Jerusalem finally responded on Tuesday, Aug. 28, to the signing of a new Iranian-Syrian military pact two days earlier in Damascus by the visiting Iranian Defense Minsiter Amir Hatami and Bashar Assad. After ignoring this development, which turned the military equation in Syria on its head, for two days, Prime Minister Binyamin Netanyahu pledged that the IDF “will continue to act with all possible resolve against Iran’s efforts to transfer military strength and weapons systems into Syria.”
He stressed that the struggle against Iran establishing a military presence in Syria was his main objective, “and it would be achieved, just like the cancellation of the Iranian nuclear deal, which, too, was judged an impossibility.”
Setting aside the inaccuracy of that comment – the nuclear deal remains in force after the five other signatories refused to follow the US in quitting – the prime minister’s words show that he would rather ignore than address a new, earth-shaking reality.
The fact is that Israel’s strategic position has deteriorated sharply in the week since US Security Adviser John Bolton sat down with Netanyahu and set out a joint plan for driving Iran out of Syria. During that week, Russian President Vladimir Putin lined up squarely behind Iran.

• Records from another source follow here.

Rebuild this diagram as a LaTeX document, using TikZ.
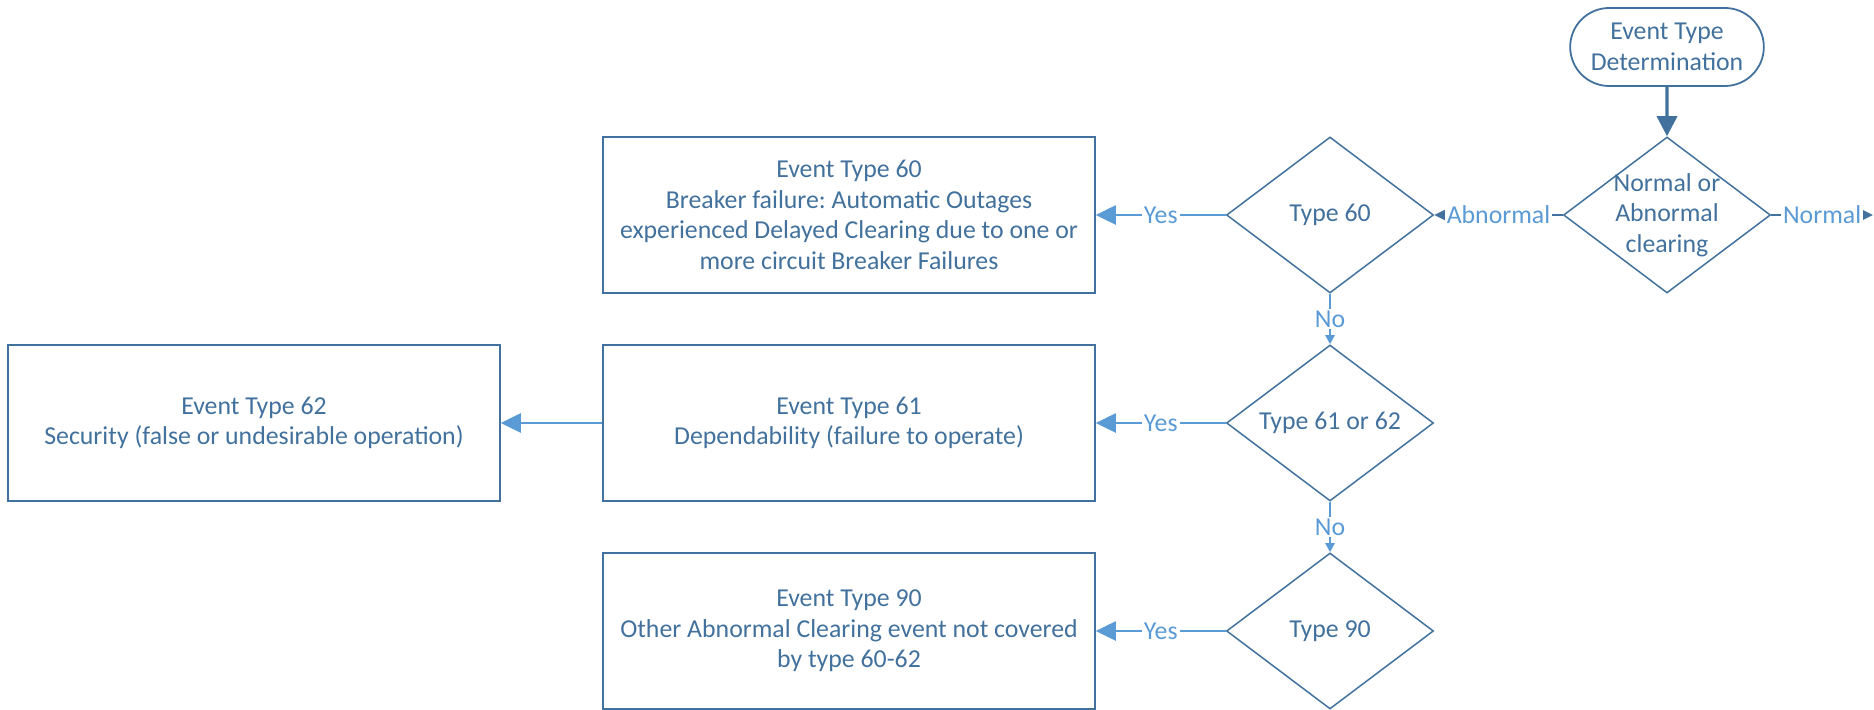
\documentclass[tikz,border=0pt]{standalone}
\usepackage{fontspec}
\setmainfont{Carlito}
\frenchspacing
\usetikzlibrary{arrows.meta,positioning,shapes.geometric,shapes.misc}
\definecolor{Ink}{HTML}{41719C}
\definecolor{Link}{HTML}{5B9BD5}

\begin{document}
\begin{tikzpicture}[x=0.5pt,y=-0.5pt,
  every node/.style={font=\fontsize{12.9}{15.3}\selectfont,text=Ink},
  box/.style={draw=Ink,line width=0.75pt,minimum width=246pt,minimum height=78pt,align=center,inner sep=0pt},
  dia/.style={draw=Ink,line width=0.75pt,diamond,aspect=1.33,minimum width=103.5pt,minimum height=78pt,inner sep=0pt,align=center},
  term/.style={draw=Ink,line width=0.9pt,rounded rectangle,minimum width=103.5pt,minimum height=39pt,align=center},
  yes/.style={draw=Link,line width=1.3pt,-{Triangle[length=10pt,width=9.5pt]}},
  no/.style={draw=Link,line width=1.3pt,-{Triangle[length=4.5pt,width=4.5pt]}},
  side/.style={draw=Ink,line width=1.3pt,-{Triangle[length=6.5pt,width=6pt]}},
  tag/.style={fill=white,text=Link,inner sep=1pt}]
  \useasboundingbox (0,0) rectangle (1874,710);
  \node[term] (start) at (1667,47) {Event Type\\Determination};
  \node[dia,inner sep=-3pt] (clear) at (1667,215) {Normal or\\Abnormal\\clearing};
  \coordinate (normal) at (1873,215);
  \node[dia] (d60) at (1330,215) {Type 60};
  \node[dia] (d61) at (1330,423) {Type 61 or 62};
  \node[dia] (d90) at (1330,631) {Type 90};
  \node[box] (b60) at (849,215) {Event Type 60\\Breaker failure: Automatic Outages\\experienced Delayed Clearing due to one or\\more circuit Breaker Failures};
  \node[box] (b61) at (849,423) {Event Type 61\\Dependability (failure to operate)};
  \node[box] (b62) at (254,423) {Event Type 62\\Security (false or undesirable operation)};
  \node[box] (b90) at (849,631) {Event Type 90\\Other Abnormal Clearing event not covered\\by type 60-62};
  \draw[draw=Ink,line width=1.7pt,-{Triangle[length=10pt,width=10pt]}] (start) -- (clear);
  \draw[side] (clear) -- node[tag] {Abnormal} (d60);
  \draw[side] (clear) -- node[tag] {Normal} (normal);
  \foreach \d/\b in {d60/b60,d61/b61,d90/b90} {
    \draw[yes] (\d) -- node[tag] {Yes} (\b);
  }
  \draw[no] (d60) -- node[tag] {No} (d61);
  \draw[no] (d61) -- node[tag] {No} (d90);
  \draw[yes] (b61) -- (b62);
\end{tikzpicture}
\end{document}
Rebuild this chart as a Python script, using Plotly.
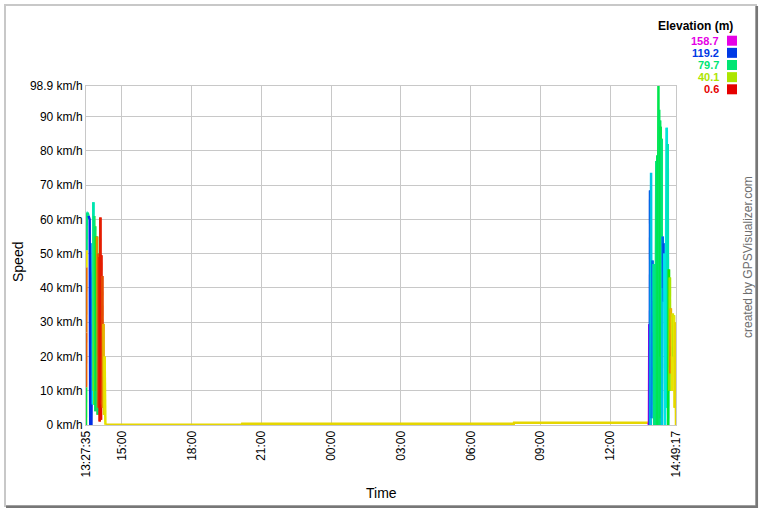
import colorsys
import plotly.graph_objects as go

D1 = "2019-06-15"
D2 = "2019-06-16"

# ---- data: GPS track (time, speed km/h, elevation m) ----
times = [
    # first burst (day 1)
    f"{D1} 13:27:35", f"{D1} 13:27:59", f"{D1} 13:28:23", f"{D1} 13:28:47", f"{D1} 13:29:11",
    f"{D1} 13:29:35", f"{D1} 13:31:35", f"{D1} 13:34:05", f"{D1} 13:37:05", f"{D1} 13:38:35",
    f"{D1} 13:41:35", f"{D1} 13:44:35", f"{D1} 13:45:35", f"{D1} 13:46:35", f"{D1} 13:47:35",
    f"{D1} 13:48:35", f"{D1} 13:49:35", f"{D1} 13:51:05", f"{D1} 13:52:05", f"{D1} 13:53:35",
    f"{D1} 13:54:35", f"{D1} 13:56:05", f"{D1} 13:57:35", f"{D1} 13:59:05", f"{D1} 14:00:35",
    f"{D1} 14:02:05", f"{D1} 14:03:05", f"{D1} 14:04:35", f"{D1} 14:06:05", f"{D1} 14:07:05",
    f"{D1} 14:08:35", f"{D1} 14:09:35", f"{D1} 14:11:05", f"{D1} 14:12:35", f"{D1} 14:14:05",
    f"{D1} 14:15:35", f"{D1} 14:17:35", f"{D1} 14:20:00",
    # idle period
    f"{D1} 20:10:00", f"{D1} 20:10:30", f"{D2} 07:51:00", f"{D2} 07:51:30", f"{D2} 13:38:00",
    # second burst (day 2)
    f"{D2} 13:39:30", f"{D2} 13:40:30", f"{D2} 13:41:30", f"{D2} 13:42:30", f"{D2} 13:43:30",
    f"{D2} 13:45:00", f"{D2} 13:46:00", f"{D2} 13:48:30", f"{D2} 13:50:00", f"{D2} 13:51:30",
    f"{D2} 13:53:00", f"{D2} 13:54:30", f"{D2} 13:56:00", f"{D2} 13:58:30", f"{D2} 13:59:30",
    f"{D2} 14:01:00", f"{D2} 14:02:00", f"{D2} 14:04:00", f"{D2} 14:05:00", f"{D2} 14:06:00",
    f"{D2} 14:07:00", f"{D2} 14:08:00", f"{D2} 14:09:00", f"{D2} 14:09:30", f"{D2} 14:10:30",
    f"{D2} 14:12:00", f"{D2} 14:13:00", f"{D2} 14:15:00", f"{D2} 14:16:00", f"{D2} 14:17:00",
    f"{D2} 14:18:00", f"{D2} 14:19:00", f"{D2} 14:21:00", f"{D2} 14:25:30", f"{D2} 14:26:30",
    f"{D2} 14:28:00", f"{D2} 14:29:00", f"{D2} 14:31:00", f"{D2} 14:32:00", f"{D2} 14:33:30",
    f"{D2} 14:34:30", f"{D2} 14:36:00", f"{D2} 14:37:00", f"{D2} 14:38:00", f"{D2} 14:39:00",
    f"{D2} 14:41:00", f"{D2} 14:43:00", f"{D2} 14:44:00", f"{D2} 14:46:00", f"{D2} 14:47:30",
    f"{D2} 14:49:17",
]
speed_kmh = [
    0, 11, 27, 46, 51,
    62, 62, 61, 60, 0,
    0, 53, 6, 65, 10,
    61, 6, 58, 4, 55,
    10, 55, 3, 50, 5,
    49, 1, 60.5, 1.5, 49.5,
    6, 43.5, 5, 29.5, 3,
    20, 0.1, 0.05,
    0.05, 0.35, 0.35, 0.65, 0.65,
    0, 29.4, 0, 68.4, 0,
    73.6, 2, 48, 36, 47,
    0, 46.6, 0, 77, 0,
    78.6, 0, 98.9, 0, 92,
    0, 88.8, 20, 87, 2,
    83.5, 0, 55, 40, 53,
    36, 50, 0, 86.7, 5,
    82, 0, 45.4, 10, 43,
    15, 34, 20, 31.5, 10,
    32.5, 20, 32, 5, 30,
    0,
]
elevation_m = [
    78, 72, 14, 16, 32,
    80, 92, 82, 120, 120,
    120, 120, 100, 95, 88,
    50, 80, 45, 78, 76,
    60, 72, 20, 78, 14,
    8, 6, 3, 4, 3,
    5, 7, 12, 18, 25,
    30, 32, 30,
    30, 30, 30, 30, 30,
    158, 158, 150, 120, 116,
    100, 100, 108, 112, 105,
    85, 80, 82, 80, 80,
    78, 76, 74, 74, 76,
    76, 78, 76, 72, 75,
    72, 80, 100, 112, 108,
    116, 104, 95, 95, 93,
    92, 90, 70, 60, 45,
    40, 18, 25, 14, 30,
    32, 35, 40, 33, 30,
    30,
]

x_tick_times = [f"{D1} 13:27:35", f"{D1} 15:00:00", f"{D1} 18:00:00", f"{D1} 21:00:00",
                f"{D2} 00:00:00", f"{D2} 03:00:00", f"{D2} 06:00:00", f"{D2} 09:00:00",
                f"{D2} 12:00:00", f"{D2} 14:49:17"]
x_tick_labels = ["13:27:35", "15:00", "18:00", "21:00", "00:00", "03:00", "06:00",
                 "09:00", "12:00", "14:49:17"]
y_tick_values = [0, 10, 20, 30, 40, 50, 60, 70, 80, 90, 98.9]
y_tick_labels = [f"{v:g} km/h" for v in y_tick_values]
legend_elevations = [158.7, 119.2, 79.7, 40.1, 0.6]
ELEV_MIN, ELEV_MAX = 0.6, 158.7
SPEED_MAX = 98.9


def hue_of(e):
    f = (e - ELEV_MIN) / (ELEV_MAX - ELEV_MIN)
    f = max(0.0, min(1.0, f))
    return 300.0 * f


def color_of_hue(h):
    r, g, b = colorsys.hls_to_rgb(h / 360.0, 0.45, 1.0)
    return f"rgb({int(r*255)},{int(g*255)},{int(b*255)})"


# group consecutive segments of (nearly) the same colour into polylines
groups = []
for i in range(len(times) - 1):
    key = round(hue_of(elevation_m[i + 1]) / 4.0) * 4.0
    if groups and groups[-1][0] == key:
        groups[-1][1].append(times[i + 1])
        groups[-1][2].append(speed_kmh[i + 1])
    else:
        groups.append([key, [times[i], times[i + 1]], [speed_kmh[i], speed_kmh[i + 1]]])

fig = go.Figure()
for key, xs, ys in groups:
    fig.add_trace(go.Scatter(x=xs, y=ys, mode="lines",
                             line=dict(color=color_of_hue(key), width=2.5),
                             hoverinfo="skip", showlegend=False))

L, R, T, B = 86, 89, 86, 87
W, H = 765, 512
PW, PH = W - L - R, H - T - B


def px(x):
    return (x - L) / PW


def py(y):
    return (H - B - y) / PH


GRID = "#c8c8c8"
fig.update_layout(
    width=W, height=H,
    margin=dict(l=L, r=R, t=T, b=B, pad=0),
    paper_bgcolor="white", plot_bgcolor="white",
    showlegend=False, hovermode=False,
    font=dict(family="Arial, 'Liberation Sans', sans-serif", size=12, color="#000"),
    xaxis=dict(type="date", range=[x_tick_times[0], x_tick_times[-1]],
               tickmode="array", tickvals=x_tick_times, ticktext=x_tick_labels,
               tickangle=-90, showgrid=True, gridcolor=GRID, gridwidth=1,
               showline=True, linecolor=GRID, mirror=True, ticks="",
               zeroline=False, automargin=False, fixedrange=True),
    yaxis=dict(range=[0, SPEED_MAX], tickmode="array", tickvals=y_tick_values,
               ticktext=y_tick_labels, showgrid=True, gridcolor=GRID, gridwidth=1,
               showline=True, linecolor=GRID, mirror=True, ticks="",
               zeroline=False, automargin=False, fixedrange=True),
)

annotations = [
    dict(text="Time", xref="paper", yref="paper", x=0.5, y=py(493),
         xanchor="center", yanchor="middle", showarrow=False, font=dict(size=14)),
    dict(text="Speed", xref="paper", yref="paper", x=px(18), y=py(262),
         xanchor="center", yanchor="middle", textangle=-90, showarrow=False,
         font=dict(size=14)),
    dict(text="created by GPSVisualizer.com", xref="paper", yref="paper",
         x=px(748), y=py(257), xanchor="center", yanchor="middle", textangle=-90,
         showarrow=False, font=dict(size=12, color="#6e6e6e")),
    dict(text="<b>Elevation (m)</b>", xref="paper", yref="paper", x=px(735), y=py(26.5),
         xanchor="right", yanchor="middle", showarrow=False, font=dict(size=12)),
]
shapes = [
    dict(type="rect", xref="paper", yref="paper", x0=px(5), x1=px(756), y0=py(5), y1=py(506),
         line=dict(color="#c8c8c8", width=2), layer="below"),
    dict(type="line", xref="paper", yref="paper", x0=px(756.8), x1=px(756.8), y0=py(6), y1=py(507.8),
         line=dict(color="#777777", width=2.5)),
    dict(type="line", xref="paper", yref="paper", x0=px(6), x1=px(758), y0=py(506.8), y1=py(506.8),
         line=dict(color="#777777", width=2.5)),
]
for i, e in enumerate(legend_elevations):
    yc = 40.7 + 12.15 * i
    col = color_of_hue(hue_of(e))
    annotations.append(dict(text=f"<b>{e:.1f}</b>", xref="paper", yref="paper",
                            x=px(721), y=py(yc), xanchor="right", yanchor="middle",
                            showarrow=False, font=dict(size=11, color=col)))
    shapes.append(dict(type="rect", xref="paper", yref="paper",
                       x0=px(727), x1=px(737), y0=py(yc - 5), y1=py(yc + 5),
                       fillcolor=col, line=dict(width=0)))

fig.update_layout(annotations=annotations, shapes=shapes)
fig.write_html("out.html", config={"displayModeBar": False},
               post_script="document.body.style.margin='0';document.body.style.padding='0';")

He is strongly backing the expanded military cooperation pact signed with Syria, and has moreover promised the two allies to provide a Russian and naval umbrella for neutralizing any US and/or Israel attacks on Iranian targets in Syria. In two months, the Russian president abruptly dumped the understandings for Syria he reached with Donald Trump and ditched the deals he struck with Netanyahu.
The prime minister’s assertion that the IDF will act with resolve against Iranian attempts to transfer military manpower and weapons into Syria will soon face an acid test.
Not only Russia, but Israel too stands at a dangerous new crossroads. Putin isn’t waiting for his visit to Tehran on Sept. 7, to demonstrate his unwavering support for Iran in Syria.